* _WHAT YOU SHOULD DO_
Copy word for word the lines in the records below, starting at the line with "Convert this chart to D3.js code." and ending at the line with "const surfTicks = [0,100,200,300,400];". Skip the pictures.

* _RECORDS SUPPLIED_
# # #

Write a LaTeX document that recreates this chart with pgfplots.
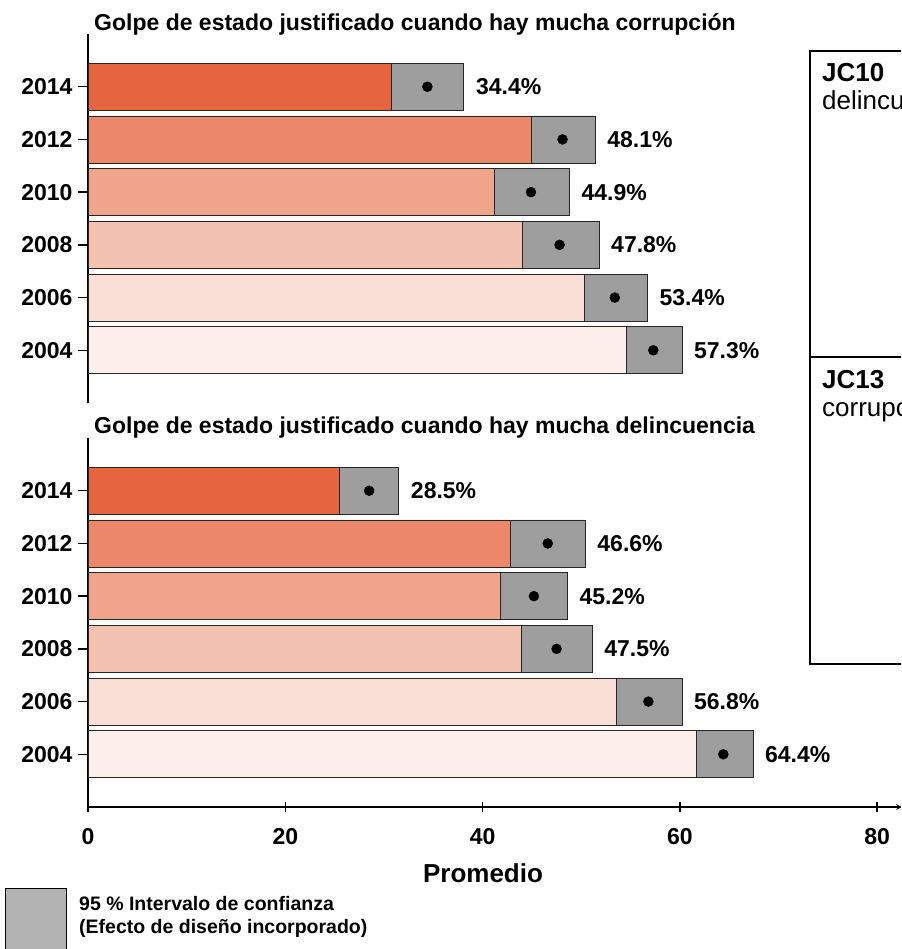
\documentclass[border=0pt]{standalone}
\usepackage{fontspec}
\setmainfont{Liberation Sans}
\usepackage{pgfplots}
\pgfplotsset{compat=1.18}

\definecolor{c2014}{HTML}{E6653F}
\definecolor{c2012}{HTML}{EC876A}
\definecolor{c2010}{HTML}{F0A48C}
\definecolor{c2008}{HTML}{F4C2B1}
\definecolor{c2006}{HTML}{F9DFD5}
\definecolor{c2004}{HTML}{FCEEEA}
\definecolor{cigrey}{HTML}{9E9E9E}
\definecolor{leggrey}{HTML}{B3B3B3}

\newcommand{\lblfont}{\bfseries\fontsize{23}{23}\selectfont}

\pgfplotsset{
  /pgf/number format/assume math mode=true,
  panel/.style={
    scale only axis,
    width=813.9pt, height=369pt,
    xmin=0, xmax=82.5, ymin=-1, ymax=6,
    axis y line=left,
    axis line style={-, line width=1.5pt},
    ytick={0,...,5},
    yticklabels={2004,2006,2008,2010,2012,2014},
    tick align=outside, major tick length=10pt,
    tick style={black, line width=1.5pt},
    ticklabel style={font=\lblfont},
    yticklabel style={xshift=-2pt},
    xticklabel style={yshift=-13pt},
    clip=false,
  },
  bar/.style={xbar, bar width=47pt, bar shift=0pt, draw=black!85, line width=0.8pt},
  dots/.style={only marks, mark=*, mark size=5pt, black},
  pct/.style={draw=none, point meta=explicit,
    nodes near coords={\pgfmathprintnumber[fixed,fixed zerofill,precision=1]{\pgfplotspointmeta}\%},
    nodes near coords style={anchor=west, xshift=12pt, font=\lblfont, inner sep=0pt}},
}

\begin{document}
\begin{tikzpicture}
\useasboundingbox (0pt,0pt) rectangle (901pt,-949pt);
\clip (0pt,0pt) rectangle (901pt,-949pt);

% panel 1: corrupcion
\begin{axis}[panel, at={(88pt,-403pt)}, anchor=south west, axis x line=none, xtick=\empty]
  % upper end of the 95% interval
  \addplot[bar, fill=cigrey] coordinates {(60.2,0) (56.7,1) (51.8,2) (48.8,3) (51.4,4) (38.1,5)};
  % lower end of the interval
  \addplot[bar, fill=c2004] coordinates {(54.6,0)};
  \addplot[bar, fill=c2006] coordinates {(50.3,1)};
  \addplot[bar, fill=c2008] coordinates {(44.0,2)};
  \addplot[bar, fill=c2010] coordinates {(41.2,3)};
  \addplot[bar, fill=c2012] coordinates {(44.9,4)};
  \addplot[bar, fill=c2014] coordinates {(30.8,5)};
  % mean
  \addplot[dots] coordinates {(57.3,0) (53.4,1) (47.8,2) (44.9,3) (48.1,4) (34.4,5)};
  \addplot[pct] coordinates {(60.2,0) [57.3] (56.7,1) [53.4] (51.8,2) [47.8]
                             (48.8,3) [44.9] (51.4,4) [48.1] (38.1,5) [34.4]};
\end{axis}

% panel 2: delincuencia
\begin{axis}[panel, at={(88pt,-807pt)}, anchor=south west, axis x line=bottom,
             xtick={0,20,40,60,80}]
  \addplot[bar, fill=cigrey] coordinates {(67.4,0) (60.2,1) (51.1,2) (48.6,3) (50.4,4) (31.5,5)};
  \addplot[bar, fill=c2004] coordinates {(61.7,0)};
  \addplot[bar, fill=c2006] coordinates {(53.6,1)};
  \addplot[bar, fill=c2008] coordinates {(43.9,2)};
  \addplot[bar, fill=c2010] coordinates {(41.8,3)};
  \addplot[bar, fill=c2012] coordinates {(42.8,4)};
  \addplot[bar, fill=c2014] coordinates {(25.5,5)};
  \addplot[dots] coordinates {(64.4,0) (56.8,1) (47.5,2) (45.2,3) (46.6,4) (28.5,5)};
  \addplot[pct] coordinates {(67.4,0) [64.4] (60.2,1) [56.8] (51.1,2) [47.5]
                             (48.6,3) [45.2] (50.4,4) [46.6] (31.5,5) [28.5]};
\end{axis}

\begin{scope}[x=1pt, y=-1pt]
% titles and axis label
\node[anchor=base west, font=\bfseries\fontsize{23}{23}\selectfont, inner sep=0pt]
  at (94,31) {Golpe de estado justificado cuando hay mucha corrupción};
\node[anchor=base west, font=\bfseries\fontsize{23}{23}\selectfont, inner sep=0pt]
  at (94,433) {Golpe de estado justificado cuando hay mucha delincuencia};
\node[anchor=base, font=\bfseries\fontsize{26}{26}\selectfont, inner sep=0pt] at (483,882) {Promedio};

% question box on the right
\draw[line width=1.8pt] (810,51) rectangle (980,664);
\draw[line width=1.8pt] (810,357) -- (980,357);
\node[anchor=base west, inner sep=0pt, font=\fontsize{26}{26}\selectfont] at (822,82) {\textbf{JC10}};
\node[anchor=base west, inner sep=0pt, font=\fontsize{26}{26}\selectfont] at (822,110) {delincuencia};
\node[anchor=base west, inner sep=0pt, font=\fontsize{26}{26}\selectfont] at (822,388) {\textbf{JC13}};
\node[anchor=base west, inner sep=0pt, font=\fontsize{26}{26}\selectfont] at (822,416) {corrupción};

% legend
\draw[fill=leggrey, line width=1pt] (5,888) rectangle (66,970);
\node[anchor=base west, inner sep=0pt, font=\bfseries\fontsize{19.5}{19.5}\selectfont] at (79,910) {95 \% Intervalo de confianza};
\node[anchor=base west, inner sep=0pt, font=\bfseries\fontsize{19.5}{19.5}\selectfont] at (79,933) {(Efecto de diseño incorporado)};
\end{scope}
\end{tikzpicture}
\end{document}
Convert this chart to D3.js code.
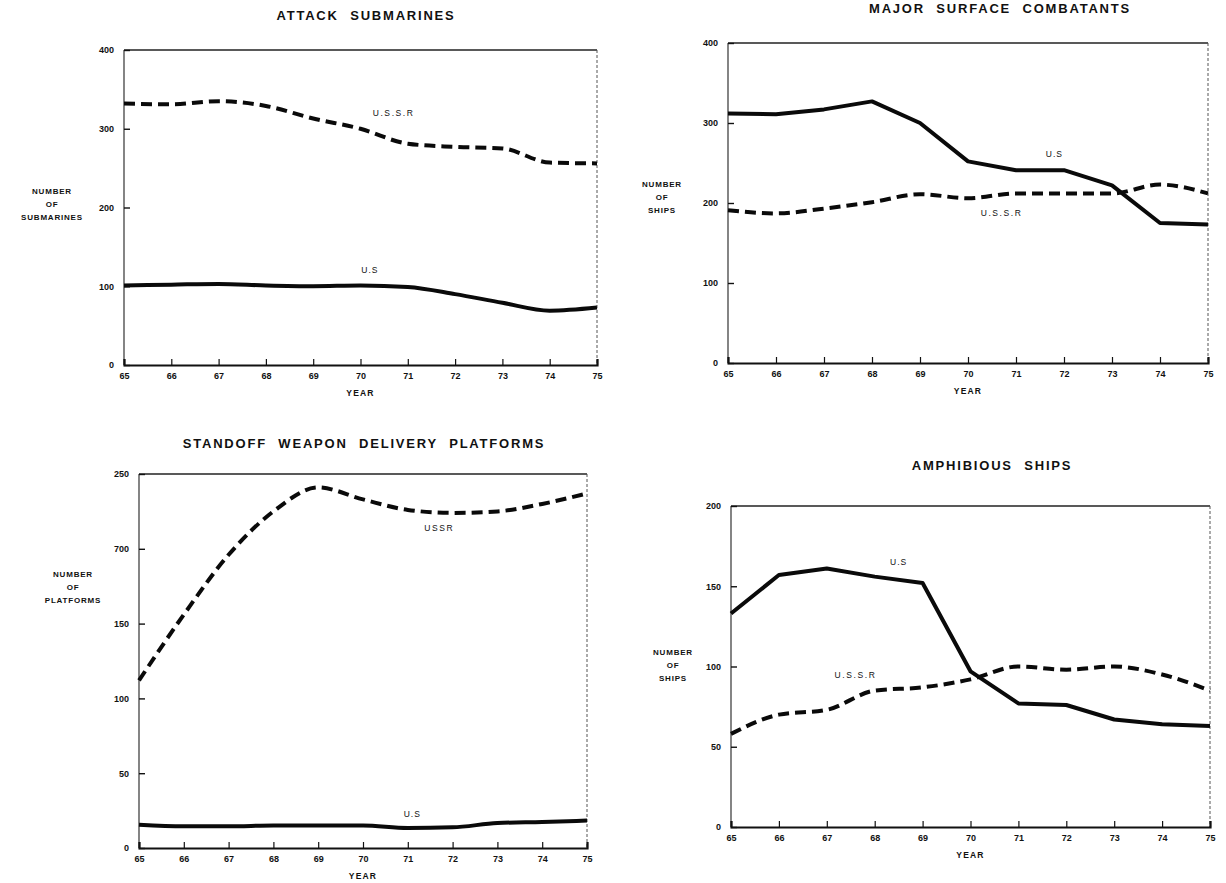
<!DOCTYPE html>
<html><head><meta charset="utf-8">
<script src="https://cdn.jsdelivr.net/npm/d3@7"></script>
<style>
body{margin:0;background:#fff;}
svg text{font-family:"Liberation Sans",Arial,sans-serif;fill:#111;}
</style></head>
<body><svg id="c" width="1226" height="883"></svg>
<script>
const years = [65,66,67,68,69,70,71,72,73,74,75];

const subTitle = "ATTACK SUBMARINES";
const subUS   = [101,102,103,101,100,101,99,90,79,69,73];
const subUSSR = [332,331,335,329,313,300,281,277,275,257,256];
const subTicks = [0,100,200,300,400];

const surfTitle = "MAJOR SURFACE COMBATANTS";
const surfUS   = [312,311,317,327,300,252,241,241,222,175,173];
const surfUSSR = [191,187,193,201,211,206,212,212,212,223,212];
const surfTicks = [0,100,200,300,400];

const sowTitle = "STANDOFF WEAPON DELIVERY PLATFORMS";
const sowUS   = [15.6,14.5,14.5,15,15,15,13.4,13.8,16.7,17.4,18.3];
const sowUSSR = [112,156,196,225,241,233,226,224,225,230,237];
const sowTicks = [0,50,100,150,200,250];
const sowTickLabels = ["0","50","100","150","700","250"];

const amphTitle = "AMPHIBIOUS SHIPS";
const amphUS   = [133,157,161,156,152,97,77,76,67,64,63];
const amphUSSR = [58,70,73,85,87,92,100,98,100,95,85];
const amphTicks = [0,50,100,150,200];

const svg = d3.select("#c");

function panel(cfg){
  const g = svg.append("g");
  const x = d3.scaleLinear().domain([65,75]).range([cfg.x0,cfg.x1]);
  const y = d3.scaleLinear().domain([0,cfg.ymax]).range([cfg.y0,cfg.y1]);
  // frame
  g.append("line").attr("x1",cfg.x0).attr("x2",cfg.x1).attr("y1",cfg.y1).attr("y2",cfg.y1)
    .attr("stroke","#222").attr("stroke-width",1.3);
  g.append("line").attr("x1",cfg.x1).attr("x2",cfg.x1).attr("y1",cfg.y1).attr("y2",cfg.y0)
    .attr("stroke","#555").attr("stroke-width",1).attr("stroke-dasharray","3,2");
  g.append("line").attr("x1",cfg.x0).attr("x2",cfg.x0).attr("y1",cfg.y1).attr("y2",cfg.y0)
    .attr("stroke","#333").attr("stroke-width",1.2);
  // axes
  const yAxis = d3.axisLeft(y).tickValues(cfg.ticks).tickSize(-6).tickPadding(10)
    .tickFormat((d,i)=> cfg.tickLabels ? cfg.tickLabels[i] : d);
  const ya = g.append("g").attr("transform",`translate(${cfg.x0},0)`).call(yAxis);
  ya.select(".domain").remove();
  ya.selectAll("line").attr("stroke","#111").attr("stroke-width",1.4);
  ya.selectAll("text").attr("font-size",9).attr("font-weight","bold").attr("fill","#111");
  const xAxis = d3.axisBottom(x).tickValues(years).tickSize(-6).tickPadding(8);
  const xa = g.append("g").attr("transform",`translate(0,${cfg.y0})`).call(xAxis);
  xa.select(".domain").attr("stroke","#111").attr("stroke-width",2.2);
  xa.selectAll("line").attr("stroke","#111").attr("stroke-width",1.2);
  xa.selectAll("text").attr("font-size",9).attr("font-weight","bold").attr("fill","#111");
  // title
  g.append("text").attr("x",cfg.tx).attr("y",cfg.ty).attr("text-anchor","middle")
    .attr("font-size",13).attr("font-weight","bold").attr("letter-spacing",1.8)
    .attr("word-spacing",6).text(cfg.title);
  // x title
  g.append("text").attr("x",(cfg.x0+cfg.x1)/2).attr("y",cfg.y0+31).attr("text-anchor","middle")
    .attr("font-size",8.5).attr("font-weight","bold").attr("letter-spacing",1.2).text("YEAR");
  // y title
  const yt = g.append("text").attr("text-anchor","middle").attr("font-size",8)
    .attr("letter-spacing",0.8).attr("font-weight","bold");
  cfg.ylab.forEach((s,i)=> yt.append("tspan").attr("x",cfg.ylx).attr("y",cfg.yly+i*13).text(s));
  // lines
  const data = (arr)=> years.map((yr,i)=>[yr,arr[i]]);
  const lineUS = d3.line().x(d=>x(d[0])).y(d=>y(d[1])).curve(cfg.usCurve);
  const lineSU = d3.line().x(d=>x(d[0])).y(d=>y(d[1])).curve(d3.curveMonotoneX);
  g.append("path").attr("d",lineUS(data(cfg.us))).attr("fill","none")
    .attr("stroke","#0a0a0a").attr("stroke-width",4).attr("stroke-linejoin","round");
  g.append("path").attr("d",lineSU(data(cfg.ussr))).attr("fill","none")
    .attr("stroke","#0a0a0a").attr("stroke-width",4).attr("stroke-dasharray","11,6");
  // series labels
  g.append("text").attr("x",x(cfg.usLab[0])).attr("y",y(cfg.usLab[1])).attr("text-anchor","middle")
    .attr("font-size",8.5).attr("letter-spacing",1).text(cfg.usText);
  g.append("text").attr("x",x(cfg.suLab[0])).attr("y",y(cfg.suLab[1])).attr("text-anchor","middle")
    .attr("font-size",8.5).attr("letter-spacing",1.6).text(cfg.suText);
}

panel({title:subTitle, tx:366, ty:20, x0:124, x1:597, y0:365, y1:50, ymax:400, ticks:subTicks,
  us:subUS, ussr:subUSSR, usCurve:d3.curveMonotoneX,
  ylab:["NUMBER","OF","SUBMARINES"], ylx:52, yly:194,
  usLab:[70.2,117], usText:"U.S", suLab:[70.7,316], suText:"U.S.S.R"});

panel({title:surfTitle, tx:1000, ty:13, x0:728, x1:1208, y0:363, y1:43, ymax:400, ticks:surfTicks,
  us:surfUS, ussr:surfUSSR, usCurve:d3.curveLinear,
  ylab:["NUMBER","OF","SHIPS"], ylx:662, yly:187,
  usLab:[71.8,257], usText:"U.S", suLab:[70.7,184], suText:"U.S.S.R"});

panel({title:sowTitle, tx:364, ty:448, x0:139, x1:587, y0:848, y1:474, ymax:250, ticks:sowTicks, tickLabels:sowTickLabels,
  us:sowUS, ussr:sowUSSR, usCurve:d3.curveMonotoneX,
  ylab:["NUMBER","OF","PLATFORMS"], ylx:73, yly:577,
  usLab:[71.1,21], usText:"U.S", suLab:[71.7,212], suText:"USSR"});

panel({title:amphTitle, tx:992, ty:470, x0:731, x1:1210, y0:827, y1:506, ymax:200, ticks:amphTicks,
  us:amphUS, ussr:amphUSSR, usCurve:d3.curveLinear,
  ylab:["NUMBER","OF","SHIPS"], ylx:673, yly:655,
  usLab:[68.5,163], usText:"U.S", suLab:[67.6,93], suText:"U.S.S.R"});
</script></body></html>
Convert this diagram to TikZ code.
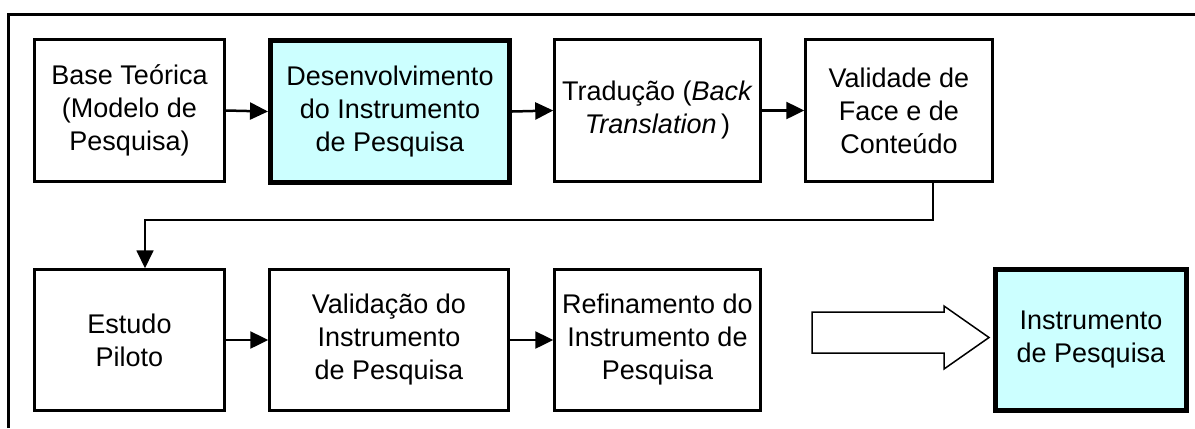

# # #

* _RESPONSE TO THIS TASK_
Convert this chart to D3.js code.
<!DOCTYPE html>
<html><head><meta charset="utf-8">
<script src="https://cdn.jsdelivr.net/npm/d3@7"></script>
<style>
body{margin:0;background:#fff;}
svg text{font-family:"Liberation Sans",Arial,sans-serif;fill:#111;}
</style></head>
<body><svg id="c" width="1226" height="883"></svg>
<script>
const years = [65,66,67,68,69,70,71,72,73,74,75];

const subTitle = "ATTACK SUBMARINES";
const subUS   = [101,102,103,101,100,101,99,90,79,69,73];
const subUSSR = [332,331,335,329,313,300,281,277,275,257,256];
const subTicks = [0,100,200,300,400];

const surfTitle = "MAJOR SURFACE COMBATANTS";
const surfUS   = [312,311,317,327,300,252,241,241,222,175,173];
const surfUSSR = [191,187,193,201,211,206,212,212,212,223,212];
const surfTicks = [0,100,200,300,400];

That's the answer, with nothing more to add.